Frederic R. Hopp

About • Research • CV

Data Science & Cloud Computing

The majority of my research centres around large, unstructured data in text (e.g., news articles, tweets, movie scripts), audiovisual (e.g., serial narratives, movies) and brain imaging (fMRI) format. To process, wrangle, and analyze these data structures, I am drawing on a combination of various data scientific techniques.

NoSQL

I am maintaining a Eucalyptus cloud-computing cluster that serves as a backend for a distributed Apache Cassandra database. Distributed databases inherit several advantages over traditional, relational database management systems (RDBMS) such as higher spatio-temporal scalability. This database currently stores and preprocesses data from the Global Database of Events, Language, and Tone (GDELT). Furthermore, this database serves as the foundation for the interface for Communication Research (iCoRe), an easy-to-use Application Programming Interface (API) that is under active development in the Media Neuroscience Lab. iCoRe’s aim is to make GDELT’s massive data more accessible to researchers with limited computational and analysis capabilities.

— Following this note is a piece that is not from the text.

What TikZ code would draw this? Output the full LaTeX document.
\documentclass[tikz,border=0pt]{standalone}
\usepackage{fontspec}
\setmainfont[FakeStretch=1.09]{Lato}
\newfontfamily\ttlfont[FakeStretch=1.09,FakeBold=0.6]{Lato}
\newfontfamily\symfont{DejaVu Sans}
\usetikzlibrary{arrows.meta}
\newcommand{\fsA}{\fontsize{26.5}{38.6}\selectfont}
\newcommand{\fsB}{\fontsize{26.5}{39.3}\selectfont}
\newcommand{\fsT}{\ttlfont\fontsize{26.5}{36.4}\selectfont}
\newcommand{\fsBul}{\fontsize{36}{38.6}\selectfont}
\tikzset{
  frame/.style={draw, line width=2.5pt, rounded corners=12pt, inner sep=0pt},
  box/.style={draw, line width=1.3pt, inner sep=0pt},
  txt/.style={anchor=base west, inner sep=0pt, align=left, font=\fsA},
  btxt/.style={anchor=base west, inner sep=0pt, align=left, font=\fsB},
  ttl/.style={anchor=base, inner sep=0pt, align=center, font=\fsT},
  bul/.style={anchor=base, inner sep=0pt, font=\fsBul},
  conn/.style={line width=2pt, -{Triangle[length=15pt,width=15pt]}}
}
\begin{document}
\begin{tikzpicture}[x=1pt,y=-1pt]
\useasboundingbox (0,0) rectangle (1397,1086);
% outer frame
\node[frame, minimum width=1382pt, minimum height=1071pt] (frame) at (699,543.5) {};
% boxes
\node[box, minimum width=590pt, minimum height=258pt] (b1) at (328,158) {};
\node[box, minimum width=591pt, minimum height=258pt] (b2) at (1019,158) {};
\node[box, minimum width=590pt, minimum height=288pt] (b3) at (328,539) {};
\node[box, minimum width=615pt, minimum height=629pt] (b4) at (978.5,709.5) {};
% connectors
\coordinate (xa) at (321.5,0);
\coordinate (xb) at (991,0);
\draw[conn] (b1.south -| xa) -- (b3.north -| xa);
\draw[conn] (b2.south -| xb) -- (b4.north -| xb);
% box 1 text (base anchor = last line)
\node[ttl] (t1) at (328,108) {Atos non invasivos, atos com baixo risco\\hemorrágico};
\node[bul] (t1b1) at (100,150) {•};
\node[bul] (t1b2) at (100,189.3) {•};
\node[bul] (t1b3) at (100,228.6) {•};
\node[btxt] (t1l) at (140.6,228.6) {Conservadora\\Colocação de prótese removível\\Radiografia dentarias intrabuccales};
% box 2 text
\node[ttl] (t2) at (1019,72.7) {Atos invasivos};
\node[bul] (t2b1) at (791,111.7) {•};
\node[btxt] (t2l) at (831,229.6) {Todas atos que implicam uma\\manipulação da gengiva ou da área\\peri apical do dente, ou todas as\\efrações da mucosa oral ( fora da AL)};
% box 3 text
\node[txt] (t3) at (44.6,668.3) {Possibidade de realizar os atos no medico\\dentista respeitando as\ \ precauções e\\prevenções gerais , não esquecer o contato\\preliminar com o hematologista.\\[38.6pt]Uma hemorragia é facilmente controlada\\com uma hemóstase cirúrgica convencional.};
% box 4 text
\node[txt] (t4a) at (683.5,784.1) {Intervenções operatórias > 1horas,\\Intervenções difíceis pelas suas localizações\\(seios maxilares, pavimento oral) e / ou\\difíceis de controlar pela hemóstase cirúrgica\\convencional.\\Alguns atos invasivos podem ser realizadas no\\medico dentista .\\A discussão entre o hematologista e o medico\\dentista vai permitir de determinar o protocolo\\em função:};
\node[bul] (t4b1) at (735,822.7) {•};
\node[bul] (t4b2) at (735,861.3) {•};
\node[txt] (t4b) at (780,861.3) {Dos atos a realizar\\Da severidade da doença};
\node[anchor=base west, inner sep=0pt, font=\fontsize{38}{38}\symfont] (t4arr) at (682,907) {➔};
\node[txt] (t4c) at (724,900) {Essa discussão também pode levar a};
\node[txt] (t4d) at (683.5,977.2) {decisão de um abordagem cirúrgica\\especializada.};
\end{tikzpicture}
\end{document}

Natural Language Processing

My research draws heavily on various natural language processing (NLP) techniques to automatically content-analyze large quantities of textual data.

Python & R

The majority of NLP tasks are executed in Python by utilizing common text-processing libraries such as the Natural Language Toolkit (NLTK), spaCy, and sci-kit learn. Over the course of my research, I have developed numerous text processing and analysis pipelines that span standard protocols such as tokenization, named-entity recognition, part-of-speech tagging, and dependency parsing to more advanced analysis encompassing moral sentiment classification. Statistical analyses are mostly conducted in Python, although R is occasionally consulted for more complex statistical modeling.

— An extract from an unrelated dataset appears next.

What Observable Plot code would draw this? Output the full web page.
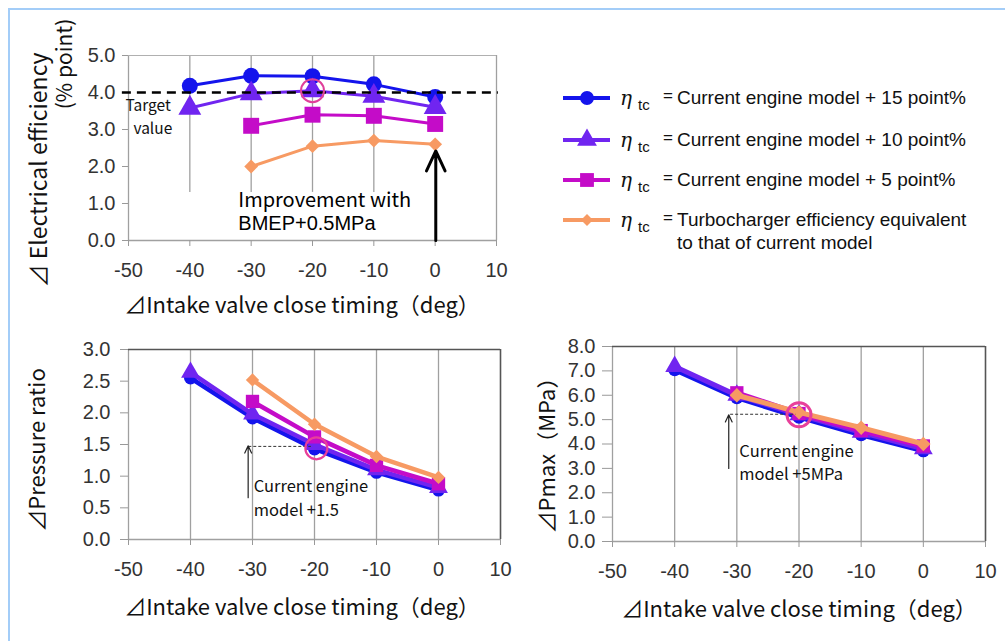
<!DOCTYPE html>
<html><head><meta charset="utf-8">
<script src="https://cdn.jsdelivr.net/npm/d3@7"></script>
<script src="https://cdn.jsdelivr.net/npm/@observablehq/plot@0.6"></script>
<style>
body{margin:0;background:#fff;}
#root{position:relative;width:1005px;height:641px;overflow:hidden;background:#fff;font-family:"Liberation Sans",Arial,sans-serif;}
.border{position:absolute;left:8px;top:8px;width:1100px;height:700px;border-left:2px solid #a3cdf8;border-top:2px solid #a3cdf8;}
.pl{position:absolute;}
.title{position:absolute;font-family:"Noto Sans CJK JP",sans-serif;font-size:21px;color:#111;white-space:nowrap;line-height:1;}
.rot{transform:translate(-50%,-50%) rotate(-90deg);}
.hx{transform:translate(-50%,-50%);}
.leg{position:absolute;left:560px;font-family:"Liberation Sans",Arial,sans-serif;font-size:19px;color:#111;white-space:nowrap;line-height:1;}
.leg svg{position:absolute;left:0;top:0;}
.leg .eta{position:absolute;left:60px;top:-10px;font-family:"DejaVu Serif",serif;font-style:italic;font-size:20px;}
.leg .sub{position:absolute;left:78px;top:-1px;font-size:15px;}
.leg .eq{position:absolute;left:103px;top:-11px;font-size:17px;}
.leg .txt{position:absolute;left:117px;top:-10px;line-height:1;}
</style></head>
<body><div id="root"><div class="border"></div></div>
<script>
// ---------- data ----------
const timing = [-40, -30, -20, -10, 0];
const seriesLabels = [
  "Current engine model + 15 point%",
  "Current engine model + 10 point%",
  "Current engine model + 5 point%",
  "Turbocharger efficiency equivalent|to that of current model"
];
const seriesColors = ["#1414ec", "#7025f0", "#c40cc8", "#f79a63"];
const seriesSymbols = ["circle", "triangle", "square", "diamond2"];

// Electrical efficiency (% point)
const effS15 = [4.18, 4.45, 4.44, 4.22, 3.88];
const effS10 = [3.58, 3.97, 4.05, 3.9, 3.6];
const effS5  = [null, 3.1, 3.4, 3.37, 3.15];
const effS0  = [null, 2.0, 2.55, 2.7, 2.6];
// Pressure ratio
const prS15 = [2.55, 1.92, 1.43, 1.06, 0.78];
const prS10 = [2.64, 1.98, 1.5, 1.1, 0.82];
const prS5  = [null, 2.18, 1.62, 1.17, 0.88];
const prS0  = [null, 2.52, 1.82, 1.31, 0.98];
// Pmax (MPa)
const pmS15 = [7.05, 5.9, 5.1, 4.38, 3.72];
const pmS10 = [7.18, 6.0, 5.2, 4.48, 3.8];
const pmS5  = [null, 6.1, 5.25, 4.55, 3.92];
const pmS0  = [null, 6.0, 5.3, 4.67, 4.0];

const xTicks = [-50, -40, -30, -20, -10, 0, 10];
const effTicks = [0, 1, 2, 3, 4, 5];
const prTicks = [0, 0.5, 1, 1.5, 2, 2.5, 3];
const pmTicks = [0, 1, 2, 3, 4, 5, 6, 7, 8];
const targetValue = 4.0;

// ---------- helpers ----------
const root = document.getElementById("root");
function rows(arr){ return timing.map((t,i)=>({x:t, y:arr[i]})).filter(d=>d.y!=null); }

function seriesMarks(list, lw, rs){
  const marks = [];
  list.forEach((arr,i)=>{
    const d = rows(arr);
    marks.push(Plot.line(d, {x:"x", y:"y", stroke:seriesColors[i], strokeWidth:lw}));
    marks.push(Plot.dot(d, {x:"x", y:"y", fill:seriesColors[i], stroke:"none", symbol:seriesSymbols[i], r:rs[i]}));
  });
  return marks;
}

function place(svg, left, topPx){
  const w = document.createElement("div");
  w.className = "pl"; w.style.left = left+"px"; w.style.top = topPx+"px";
  w.appendChild(svg); root.appendChild(w);
}
function addTitle(text, cx, cy, rotated, size){
  const d = document.createElement("div");
  d.className = "title " + (rotated ? "rot" : "hx");
  d.style.left = cx+"px"; d.style.top = cy+"px";
  if (size) d.style.fontSize = size+"px";
  d.textContent = text; root.appendChild(d);
}
const axisStyle = {fontFamily:"'Liberation Sans', Arial, sans-serif", fontSize:"20px", color:"#333", background:"transparent", overflow:"visible"};
const TF = 20;
const annFont = "Noto Sans CJK JP";

// ---------- top panel ----------
const effPlot = Plot.plot({
  width:520, height:320, marginLeft:128, marginRight:24, marginTop:55, marginBottom:80,
  style:axisStyle,
  x:{domain:[-50,10]}, y:{domain:[0,5]},
  marks:[
    Plot.ruleX(timing.slice(0,4), {y1:1.3, y2:5, stroke:"#a0a0a0", strokeWidth:1.3}),
    Plot.ruleX([10], {y1:0, y2:5, stroke:"#a0a0a0", strokeWidth:1.3}),
    Plot.ruleX([-50], {y1:0, y2:5, stroke:"#a0a0a0", strokeWidth:1.3}),
    Plot.ruleY([5], {x1:-50, x2:10, stroke:"#b0b0b0", strokeWidth:1}),
    Plot.ruleY([0], {x1:-50, x2:10, stroke:"#a0a0a0", strokeWidth:1.3}),
    Plot.axisX({ticks:xTicks, tickSize:6, tickPadding:16, stroke:"#999", fill:"#333", fontSize:TF, label:null, tickFormat:d=>d}),
    Plot.axisY({ticks:effTicks, tickSize:6, tickPadding:7, stroke:"#999", fill:"#333", fontSize:TF, label:null, tickFormat:d=>d.toFixed(1)}),
    ...seriesMarks([effS15, effS10, effS5, effS0], 3, [8, 8.5, 9, 6.2]),
    Plot.ruleY([targetValue], {x1:-51, x2:10.3, stroke:"#000", strokeWidth:2.5, strokeDasharray:"9 6"}),
    Plot.dot([{x:-20, y:4.05}], {x:"x", y:"y", r:11.5, stroke:"#e0409a", strokeWidth:2, fill:"none"}),
    Plot.arrow([{x:0.1, y1:0, y2:2.42}], {x:"x", y1:"y1", y2:"y2", stroke:"#000", strokeWidth:3, headLength:11, headAngle:50}),
    Plot.text(["Target"], {x:-50.5, y:3.64, textAnchor:"start", fontFamily:annFont, fontSize:15.5, fill:"#111"}),
    Plot.text(["value"], {x:-49.2, y:3.0, textAnchor:"start", fontFamily:annFont, fontSize:15.5, fill:"#111"}),
    Plot.text(["Improvement with"], {x:-32.1, y:1.07, textAnchor:"start", fontFamily:annFont, fontSize:20, fill:"#000"}),
    Plot.text(["BMEP+0.5MPa"], {x:-32.1, y:0.45, textAnchor:"start", fontSize:20, fill:"#000"})
  ]
});
place(effPlot, 0, 0);

// ---------- bottom-left ----------
const prPlot = Plot.plot({
  width:520, height:321, marginLeft:128, marginRight:20, marginTop:29, marginBottom:102,
  style:axisStyle,
  x:{domain:[-50,10]}, y:{domain:[0,3]},
  marks:[
    Plot.ruleX(timing, {y1:0, y2:3, stroke:"#a0a0a0", strokeWidth:1.3}),
    Plot.ruleX([-50], {y1:0, y2:3, stroke:"#a0a0a0", strokeWidth:1.3}),
    Plot.ruleX([10], {y1:0, y2:3, stroke:"#555", strokeWidth:1.6}),
    Plot.ruleY([3], {x1:-50, x2:10, stroke:"#555", strokeWidth:1.6}),
    Plot.ruleY([0], {x1:-50, x2:10, stroke:"#a0a0a0", strokeWidth:1.3}),
    Plot.axisX({ticks:xTicks, tickSize:6, tickPadding:16, stroke:"#999", fill:"#333", fontSize:TF, label:null, tickFormat:d=>d}),
    Plot.axisY({ticks:prTicks, tickSize:8, tickPadding:10, stroke:"#999", fill:"#333", fontSize:TF, label:null, tickFormat:d=>d.toFixed(1)}),
    ...seriesMarks([prS15, prS10, prS5, prS0], 4.5, [6.5, 7, 7.5, 6]),
    Plot.ruleY([1.47], {x1:-30.6, x2:-20.5, stroke:"#333", strokeWidth:1, strokeDasharray:"3 2"}),
    Plot.dot([{x:-19.7, y:1.44}], {x:"x", y:"y", r:11, stroke:"#e8409a", strokeWidth:2.2, fill:"none"}),
    Plot.arrow([{x:-30.7, y1:0.66, y2:1.48}], {x:"x", y1:"y1", y2:"y2", stroke:"#222", strokeWidth:1.2, headLength:10, headAngle:50}),
    Plot.text(["Current engine"], {x:-29.8, y:0.83, textAnchor:"start", fontFamily:annFont, fontSize:16.5, fill:"#111"}),
    Plot.text(["model +1.5"], {x:-29.8, y:0.45, textAnchor:"start", fontFamily:annFont, fontSize:16.5, fill:"#111"})
  ]
});
place(prPlot, 0, 320);

// ---------- bottom-right ----------
const pmPlot = Plot.plot({
  width:505, height:321, marginLeft:112, marginRight:20, marginTop:26, marginBottom:100,
  style:axisStyle,
  x:{domain:[-50,10]}, y:{domain:[0,8]},
  marks:[
    Plot.ruleX(timing, {y1:0, y2:8, stroke:"#a0a0a0", strokeWidth:1.3}),
    Plot.ruleX([-50], {y1:0, y2:8, stroke:"#a0a0a0", strokeWidth:1.3}),
    Plot.ruleX([10], {y1:0, y2:8, stroke:"#555", strokeWidth:1.6}),
    Plot.ruleY([8], {x1:-50, x2:10, stroke:"#555", strokeWidth:1.6}),
    Plot.ruleY([0], {x1:-50, x2:10, stroke:"#a0a0a0", strokeWidth:1.3}),
    Plot.axisX({ticks:xTicks, tickSize:6, tickPadding:16, stroke:"#999", fill:"#333", fontSize:TF, label:null, tickFormat:d=>d}),
    Plot.axisY({ticks:pmTicks, tickSize:10, tickPadding:7, stroke:"#999", fill:"#333", fontSize:TF, label:null, tickFormat:d=>d.toFixed(1)}),
    ...seriesMarks([pmS15, pmS10, pmS5, pmS0], 5, [6.5, 7, 7.5, 6.5]),
    Plot.ruleY([5.22], {x1:-31, x2:-20.5, stroke:"#333", strokeWidth:1, strokeDasharray:"3 2"}),
    Plot.dot([{x:-20, y:5.2}], {x:"x", y:"y", r:12, stroke:"#e8409a", strokeWidth:3, fill:"none"}),
    Plot.arrow([{x:-31.3, y1:3.0, y2:5.2}], {x:"x", y1:"y1", y2:"y2", stroke:"#222", strokeWidth:1.2, headLength:10, headAngle:50}),
    Plot.text(["Current engine"], {x:-29.6, y:3.68, textAnchor:"start", fontFamily:annFont, fontSize:16.5, fill:"#111"}),
    Plot.text(["model +5MPa"], {x:-29.6, y:2.72, textAnchor:"start", fontFamily:annFont, fontSize:16.5, fill:"#111"})
  ]
});
place(pmPlot, 500, 320);

// ---------- titles ----------
addTitle("⊿ Electrical efficiency", 37, 170, true, 23);
addTitle("(% point)", 63, 64, true, 21);
addTitle("⊿Intake valve close timing（deg）", 302, 303, false, 22);
addTitle("⊿Pressure ratio", 35, 450, true, 22);
addTitle("⊿Intake valve close timing（deg）", 302, 605, false, 22);
addTitle("⊿Pmax（MPa）", 545, 450, true, 22);
addTitle("⊿Intake valve close timing（deg）", 799, 607, false, 22);

// ---------- legend ----------
const legendY = [98, 140, 180, 220];
const legendSizes = [8, 8.5, 9, 6.2];
seriesLabels.forEach((lab,i)=>{
  const row = document.createElement("div");
  row.className = "leg"; row.style.top = legendY[i]+"px";
  const s = d3.create("svg").attr("width",56).attr("height",24).style("top","-12px");
  s.append("line").attr("x1",3).attr("x2",50).attr("y1",12).attr("y2",12)
    .attr("stroke",seriesColors[i]).attr("stroke-width",4);
  const sym = {circle:d3.symbolCircle, triangle:d3.symbolTriangle, square:d3.symbolSquare, diamond2:d3.symbolDiamond2}[seriesSymbols[i]];
  s.append("path").attr("transform","translate(27,12)")
    .attr("d", d3.symbol(sym, Math.PI*legendSizes[i]*legendSizes[i]*0.75)()).attr("fill",seriesColors[i]);
  row.appendChild(s.node());
  const eta = document.createElement("span"); eta.className="eta"; eta.textContent="η"; row.appendChild(eta);
  const sub = document.createElement("span"); sub.className="sub"; sub.textContent="tc"; row.appendChild(sub);
  const eq = document.createElement("span"); eq.className="eq"; eq.textContent="="; row.appendChild(eq);
  lab.split("|").forEach((p, k)=>{
    const t = document.createElement("span"); t.className="txt";
    t.style.top = (-10 + k*23)+"px";
    t.textContent = p;
    row.appendChild(t);
  });
  root.appendChild(row);
});
</script>
</body></html>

The Moral Narrative Analyzer (MoNA)

The Moral Narrative Analyzer (MoNA) is an online crowd-coding and analysis platform that we have developed in the Media Neuroscience Lab. Relying on a django backend, MoNA draws on a hybrid content analytical approach in which NLP and human annotations are combined to extract the latent moral information that permeates textual narratives, such as news articles, movie scripts, and tweets. In a recent study, we used MoNA to collect over 60,000 human annotations of news documents to construct an extended Moral Foundations Dictionary (Hopp et al., 2020).

High Performance Computing and Neuroimaging

Distributed Workflows

In order to process and analyze fMRI datasets, I am maintaining a multi-cluster architecture that spans both physical as well as cloud instances. By relying on SLURM, I harness distributed, concurrent pipelines to organize (see HeuDiConv), pre-process (see fMRIprep), and analyze (see Nipype and BrainIAK) brain imaging data. Researchers interested in harnessing these resources are encouraged to reach out.

Theoretical Knowledge

The majority of my research is theoretically grounded in moral psychology, spanning social, cognitive, and neuroscientific perspectives. Herein, Moral Foundations Theory (MFT) serves as the main theoretical framework that guides my research on moral decision making, moral information processing, and morally-driven behavior. Recently, I have also started to integrate the Morality as Cooperation (MaC, Curry, 2014) framework into my research.

Media Psychology

Several of my published articles utilize theories and models that explicate how humans process psychologically relevant media content. For example, I draw heavily on the Model of Intuitive Morality and Exemplars (MIME; Tamborini, 2011, 2013) to examine how morally-relevant message cues give rise to affective, cognitive, and behavioral media effects, including the sharing of online news articles and narrative enjoyment.